Penso che idealizziamo più intensamente le persone che amiamo (per qualunque ragione le amiamo), e amare significa anche imparare a fare i conti con il guardare qualcuno da vicino, che quindi spesso e volentieri ci deluderà. Talvolta a torto, talvolta a ragione.
Sei giovane, sei donna, e non sei certo un’autrice “ad alta digeribilità”. In qualsiasi settore questi tre punti costituirebbero uno svantaggio, quasi un handicap di partenza. È così anche nel fumetto?

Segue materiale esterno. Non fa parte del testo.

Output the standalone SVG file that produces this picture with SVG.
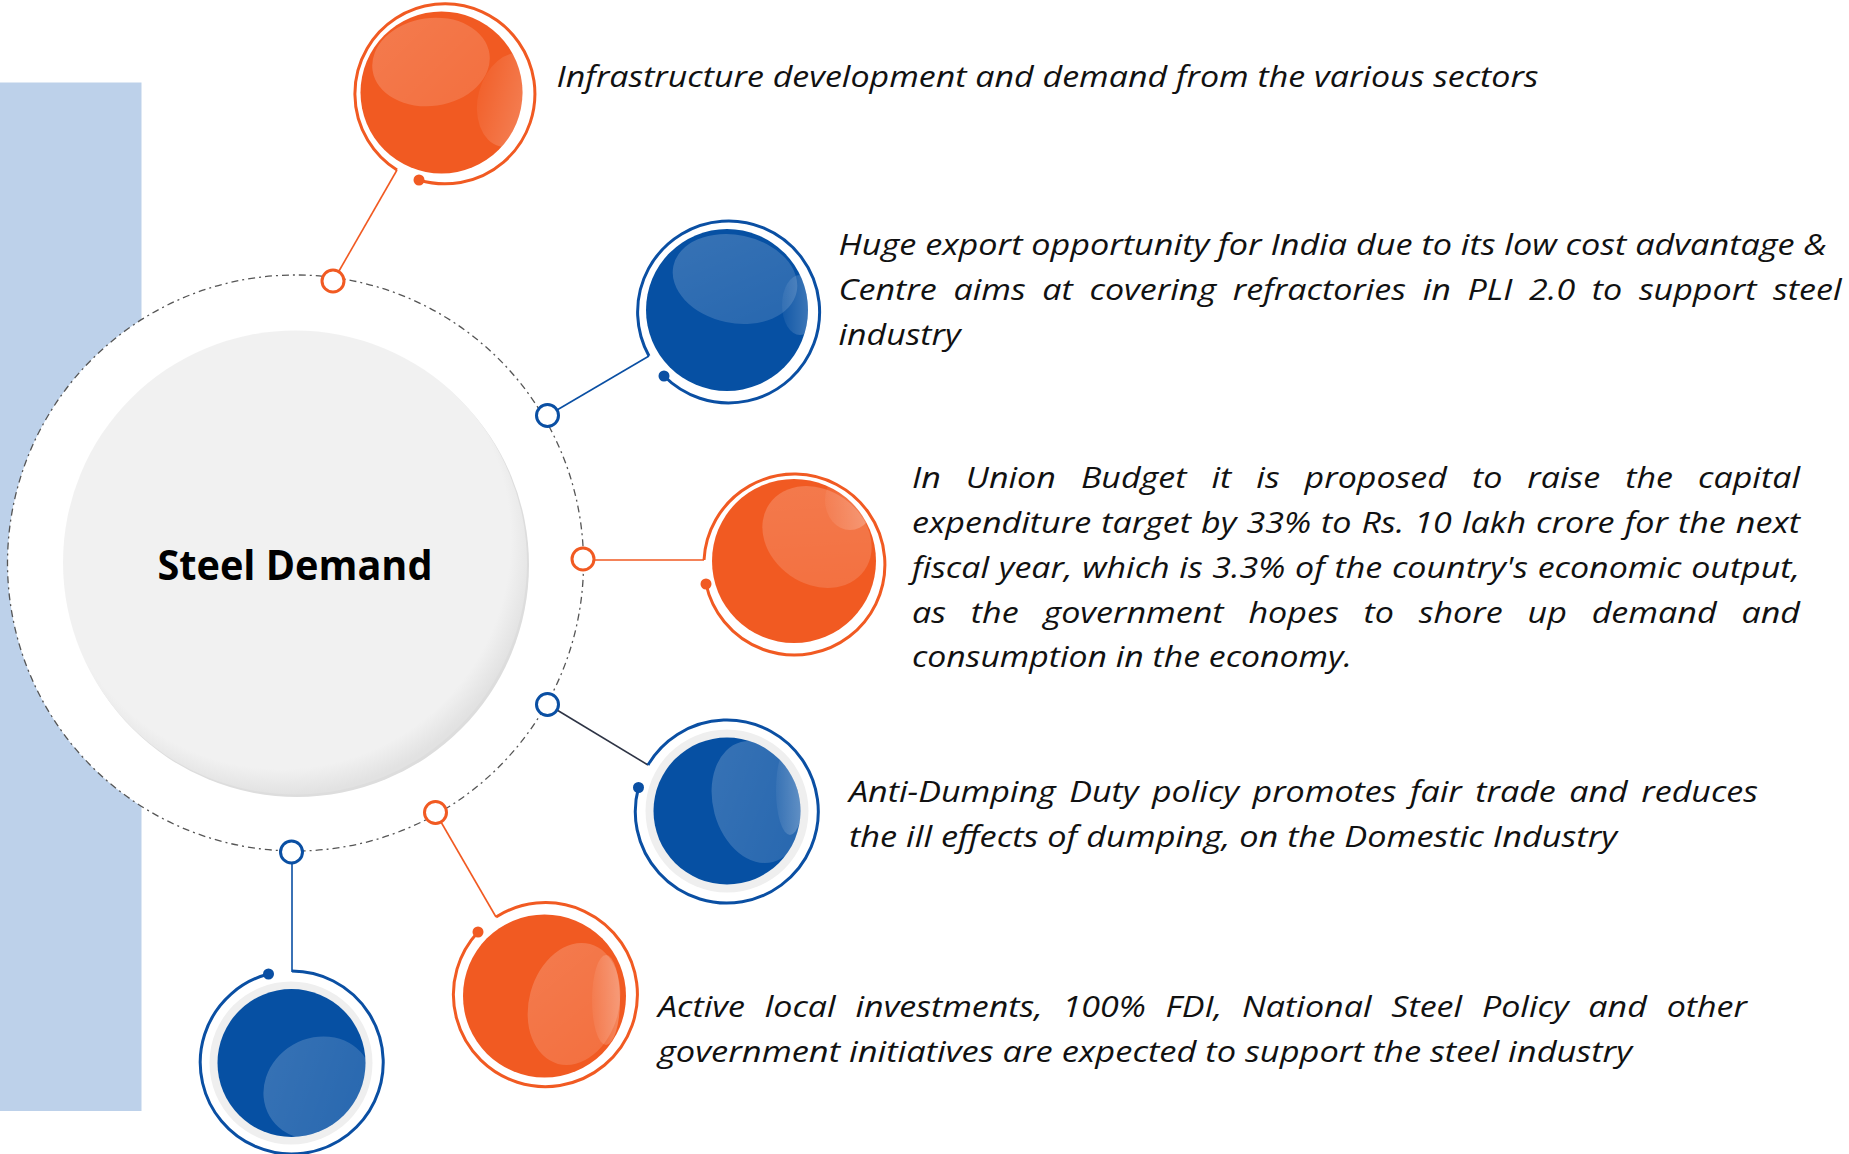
<svg xmlns="http://www.w3.org/2000/svg" width="1849" height="1154" viewBox="0 0 1849 1154">
<style>
  .txt { font-family: "Open Sans", "Liberation Sans", sans-serif; font-style: italic; font-size: 30px; fill: #111; }
  .title { font-family: "Open Sans", "Liberation Sans", sans-serif; font-weight: bold; font-size: 41px; fill: #000; }
  .ringO { fill: none; stroke: #F15A22; stroke-width: 3; }
  .ringB { fill: none; stroke: #0A4FA3; stroke-width: 3; }
  .ballO { fill: #F15A22; }
  .ballB { fill: #0650A3; }
  .dotO { fill: #F15A22; }
  .dotB { fill: #0A4FA3; }
  .band { fill: #EFEFEF; }
  .hl { fill: url(#hlg); }
  .hl2 { fill: url(#hlg2); }
  .knobO { fill: #fff; stroke: #F15A22; stroke-width: 3; }
  .knobB { fill: #fff; stroke: #0A4FA3; stroke-width: 3; }
  .conO { stroke: #F15A22; stroke-width: 1.6; fill: none; }
  .conB { stroke: #0A4FA3; stroke-width: 1.6; fill: none; }
  .conD { stroke: #2E3445; stroke-width: 1.6; fill: none; }
</style>
<defs>
  <linearGradient id="hlg" x1="0" y1="0" x2="1" y2="1">
    <stop offset="0" stop-color="#fff" stop-opacity="0.2"/>
    <stop offset="1" stop-color="#fff" stop-opacity="0.13"/>
  </linearGradient>
  <linearGradient id="hlg2" x1="0" y1="0" x2="1" y2="0">
    <stop offset="0" stop-color="#fff" stop-opacity="0.05"/>
    <stop offset="1" stop-color="#fff" stop-opacity="0.28"/>
  </linearGradient>
  <radialGradient id="hubShade" cx="0.47" cy="0.45" r="0.55">
    <stop offset="0.9" stop-color="#F1F1F1"/>
    <stop offset="1" stop-color="#E2E2E2"/>
  </radialGradient>
  <clipPath id="c1"><circle cx="441.5" cy="92.5" r="81"/></clipPath>
  <clipPath id="c2"><circle cx="727" cy="310" r="81"/></clipPath>
  <clipPath id="c3"><circle cx="794" cy="561" r="82"/></clipPath>
  <clipPath id="c4"><circle cx="727" cy="811" r="73.5"/></clipPath>
  <clipPath id="c5"><circle cx="544.5" cy="996" r="81.5"/></clipPath>
  <clipPath id="c6"><circle cx="291.5" cy="1063" r="74"/></clipPath>
</defs>

<rect x="0" y="82.5" width="141.5" height="1028.5" fill="#BDD1EA"/>

<g id="hub">
  <circle cx="295.5" cy="563" r="288" fill="#fff" stroke="#555" stroke-width="1.3" stroke-dasharray="7 4 2 4"/>
  <circle cx="297" cy="565" r="232" fill="#DDDDDD"/>
  <circle cx="295" cy="562.5" r="232" fill="url(#hubShade)"/>
  <text class="title" x="157.5" y="580" textLength="275" lengthAdjust="spacingAndGlyphs">Steel Demand</text>
</g>

<g id="connectors">
  <line class="conO" x1="339" y1="271" x2="397" y2="170"/>
  <line class="conB" x1="557" y1="410" x2="649" y2="356"/>
  <line class="conO" x1="594" y1="560" x2="704" y2="560"/>
  <line class="conD" x1="557" y1="710" x2="648" y2="765"/>
  <line class="conO" x1="441" y1="822" x2="496" y2="917"/>
  <line class="conB" x1="292" y1="863" x2="292" y2="972"/>
  <circle class="knobO" cx="333" cy="281" r="11"/>
  <circle class="knobB" cx="547.5" cy="415.5" r="11"/>
  <circle class="knobO" cx="583" cy="559" r="11"/>
  <circle class="knobB" cx="547.5" cy="704.5" r="11"/>
  <circle class="knobO" cx="435.5" cy="812.5" r="11"/>
  <circle class="knobB" cx="291.5" cy="852" r="11"/>
</g>

<g id="node1">
  <path class="ringO" d="M397,170 A90,90 0 1 1 419,180"/>
  <circle class="dotO" cx="419" cy="180" r="5.5"/>
  <circle class="ballO" cx="441.5" cy="92.5" r="81"/>
  <g clip-path="url(#c1)">
    <ellipse class="hl" cx="431" cy="62" rx="59" ry="44" transform="rotate(-8 431 62)"/>
    <ellipse class="hl2" cx="512" cy="100" rx="34" ry="48" transform="rotate(15 512 100)"/>
  </g>
  <text class="txt" x="556.5" y="87" textLength="982" lengthAdjust="spacingAndGlyphs">Infrastructure development and demand from the various sectors</text>
</g>

<g id="node2">
  <path class="ringB" d="M649,356 A91,91 0 1 1 664,376"/>
  <circle class="dotB" cx="664" cy="376" r="5.5"/>
  <circle class="ballB" cx="727" cy="310" r="81"/>
  <g clip-path="url(#c2)">
    <ellipse class="hl" cx="735" cy="279" rx="63" ry="44" transform="rotate(12 735 279)"/>
    <ellipse class="hl2" cx="800" cy="305" rx="18" ry="30"/>
  </g>
  <text class="txt" x="838.5" y="255" textLength="988" lengthAdjust="spacingAndGlyphs">Huge export opportunity for India due to its low cost advantage &amp;</text>
  <text class="txt" x="838.5" y="300" word-spacing="6.9" textLength="1003" lengthAdjust="spacingAndGlyphs">Centre aims at covering refractories in PLI 2.0 to support steel</text>
  <text class="txt" x="838.5" y="345" textLength="122" lengthAdjust="spacingAndGlyphs">industry</text>
</g>

<g id="node3">
  <path class="ringO" d="M704,560 A90.5,90.5 0 1 1 706,584"/>
  <circle class="dotO" cx="706" cy="584" r="5.5"/>
  <circle class="ballO" cx="794" cy="561" r="82"/>
  <g clip-path="url(#c3)">
    <ellipse class="hl" cx="817" cy="537" rx="58" ry="47" transform="rotate(35 817 537)"/>
    <ellipse class="hl2" cx="850" cy="500" rx="25" ry="30"/>
  </g>
  <text class="txt" x="912" y="488" word-spacing="14.3" textLength="888" lengthAdjust="spacingAndGlyphs">In Union Budget it is proposed to raise the capital</text>
  <text class="txt" x="912" y="533" word-spacing="1.06" textLength="888" lengthAdjust="spacingAndGlyphs">expenditure target by 33% to Rs. 10 lakh crore for the next</text>
  <text class="txt" x="912" y="578" word-spacing="0.78" textLength="888" lengthAdjust="spacingAndGlyphs">fiscal year, which is 3.3% of the country's economic output,</text>
  <text class="txt" x="912" y="622.5" word-spacing="14.1" textLength="888" lengthAdjust="spacingAndGlyphs">as the government hopes to shore up demand and</text>
  <text class="txt" x="912" y="667" textLength="440" lengthAdjust="spacingAndGlyphs">consumption in the economy.</text>
</g>

<g id="node4">
  <path class="ringB" d="M648,765 A91.5,91.5 0 1 1 638.5,787.5"/>
  <circle class="dotB" cx="638.5" cy="787.5" r="5.5"/>
  <circle class="band" cx="727" cy="811" r="81.5"/>
  <circle class="ballB" cx="727" cy="811" r="73.5"/>
  <g clip-path="url(#c4)">
    <ellipse class="hl" cx="757" cy="802" rx="44" ry="62" transform="rotate(-15 757 802)"/>
    <ellipse class="hl2" cx="790" cy="790" rx="14" ry="45"/>
  </g>
  <text class="txt" x="849" y="802" word-spacing="4.07" textLength="909" lengthAdjust="spacingAndGlyphs">Anti-Dumping Duty policy promotes fair trade and reduces</text>
  <text class="txt" x="849" y="847" textLength="768" lengthAdjust="spacingAndGlyphs">the ill effects of dumping, on the Domestic Industry</text>
</g>

<g id="node5">
  <path class="ringO" d="M496,917 A92,92 0 1 1 478,932"/>
  <circle class="dotO" cx="478" cy="932" r="5.5"/>
  <circle class="ballO" cx="544.5" cy="996" r="81.5"/>
  <g clip-path="url(#c5)">
    <ellipse class="hl" cx="574" cy="1004" rx="45" ry="62" transform="rotate(15 574 1004)"/>
    <ellipse class="hl2" cx="606" cy="1000" rx="14" ry="45"/>
  </g>
  <text class="txt" x="658" y="1017" word-spacing="9.65" textLength="1089" lengthAdjust="spacingAndGlyphs">Active local investments, 100% FDI, National Steel Policy and other</text>
  <text class="txt" x="658" y="1062" textLength="974" lengthAdjust="spacingAndGlyphs">government initiatives are expected to support the steel industry</text>
</g>

<g id="node6">
  <path class="ringB" d="M292,971 A91.5,91.5 0 1 1 268.5,974"/>
  <circle class="dotB" cx="268.5" cy="974" r="5.5"/>
  <circle class="band" cx="291" cy="1063" r="81.5"/>
  <circle class="ballB" cx="291.5" cy="1063" r="74"/>
  <g clip-path="url(#c6)">
    <ellipse class="hl" cx="318" cy="1088" rx="56" ry="50" transform="rotate(-30 318 1088)"/>
  </g>
</g>
</svg>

Così va nella società, conseguentemente è così anche nel fumetto. Essere una donna non-binary, inoltre, di certo non aiuta ulteriormente, se pensi al dibattito che ha avuto luogo in questi giorni sulle questioni di genere.
Fammi sognare. Dimmi che hai in cantiere altri progetti da autrice completa.
Mi limiterò a suggerire che è molto difficile che io resti a lungo con le mani in mano. Il resto si vedrà.
Grazie per la tua generosa disponibilità. Se ne hai voglia, puoi concludere dicendo qualcosa di sinistra.
Le parole sono importanti; ti ringrazio per quelle che mi hai dedicato.